As one Kraft marketer put it, the show was to be a "respectful guest in America’s living rooms".

To test the effectiveness of the new medium and to find out if it could give it a competitive edge in the advertising of food products, Kraft chose to promote MacLaren’s cheese, a premium product that had previously received little advertising support.

The result was astonishing, with JWT’s sales department reporting that the product, advertised nowhere else but on TV, was flying off the shelves. Kraft’s strategy of acting as a guest in viewers’ homes manifested itself in the commercials, also screened live.

Developed in the Kraft kitchens in Chicago, the spots were recipe-based and involved harried home economists heating, slicing and stirring just out of camera range. With a voiceover by Ed Herlihy, who was synonymous with Kraft for more than 40 years, the ads showed only the hands of the demonstrator.

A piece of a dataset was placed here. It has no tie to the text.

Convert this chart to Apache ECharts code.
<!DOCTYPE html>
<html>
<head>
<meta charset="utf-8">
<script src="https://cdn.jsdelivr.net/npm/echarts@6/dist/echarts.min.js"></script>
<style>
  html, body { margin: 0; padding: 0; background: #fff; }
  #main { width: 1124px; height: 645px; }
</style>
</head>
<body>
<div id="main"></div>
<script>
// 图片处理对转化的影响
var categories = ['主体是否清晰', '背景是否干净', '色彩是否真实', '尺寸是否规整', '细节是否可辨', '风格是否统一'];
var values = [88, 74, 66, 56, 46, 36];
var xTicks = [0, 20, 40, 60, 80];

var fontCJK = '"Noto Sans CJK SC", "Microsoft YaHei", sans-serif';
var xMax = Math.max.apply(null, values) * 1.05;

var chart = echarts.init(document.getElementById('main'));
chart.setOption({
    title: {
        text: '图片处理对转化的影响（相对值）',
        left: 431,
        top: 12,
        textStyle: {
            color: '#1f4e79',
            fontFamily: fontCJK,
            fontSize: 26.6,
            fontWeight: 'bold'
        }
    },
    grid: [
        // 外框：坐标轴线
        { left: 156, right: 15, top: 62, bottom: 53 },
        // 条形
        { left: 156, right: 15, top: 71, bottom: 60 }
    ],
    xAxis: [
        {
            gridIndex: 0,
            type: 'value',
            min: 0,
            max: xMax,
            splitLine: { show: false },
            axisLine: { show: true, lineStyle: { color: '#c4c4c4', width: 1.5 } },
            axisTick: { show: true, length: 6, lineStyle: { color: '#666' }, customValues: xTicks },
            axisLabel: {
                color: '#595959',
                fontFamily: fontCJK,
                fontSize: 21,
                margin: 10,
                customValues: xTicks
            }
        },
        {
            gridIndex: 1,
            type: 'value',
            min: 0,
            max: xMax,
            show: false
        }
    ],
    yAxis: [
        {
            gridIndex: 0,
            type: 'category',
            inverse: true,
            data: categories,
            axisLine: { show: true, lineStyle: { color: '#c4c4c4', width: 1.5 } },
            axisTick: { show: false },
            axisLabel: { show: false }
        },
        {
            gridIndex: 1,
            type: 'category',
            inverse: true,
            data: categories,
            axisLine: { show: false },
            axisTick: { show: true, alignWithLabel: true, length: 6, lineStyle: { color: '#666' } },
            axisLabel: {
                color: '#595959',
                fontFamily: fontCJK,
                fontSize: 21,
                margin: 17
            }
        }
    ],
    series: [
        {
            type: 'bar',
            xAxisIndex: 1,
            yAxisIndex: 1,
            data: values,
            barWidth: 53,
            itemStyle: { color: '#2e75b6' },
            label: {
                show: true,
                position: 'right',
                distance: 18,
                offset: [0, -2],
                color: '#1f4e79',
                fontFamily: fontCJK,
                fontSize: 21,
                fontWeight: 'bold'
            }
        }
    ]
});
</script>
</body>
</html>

Kraft reckoned the approach would make it easier for women to imagine preparing the recipes in their own kitchens.

Things you need to know

  • Actors who appeared on the show included James Dean, Jack Lemmon, Grace Kelly and Paul Newman. Among the directors were Sidney Lumet and George Roy Hill. Patterns, a Kraft Television Theatre production by Rod Serling, won an Emmy in 1955.
  • The show never topped the ratings but Kraft always maintained it was more interested in the number of recipe requests it got.
  • In 1958, after more than 600 shows, Kraft sold the rights to David Susskind’s Talent Associates, which revamped it as Kraft Mystery Theatre.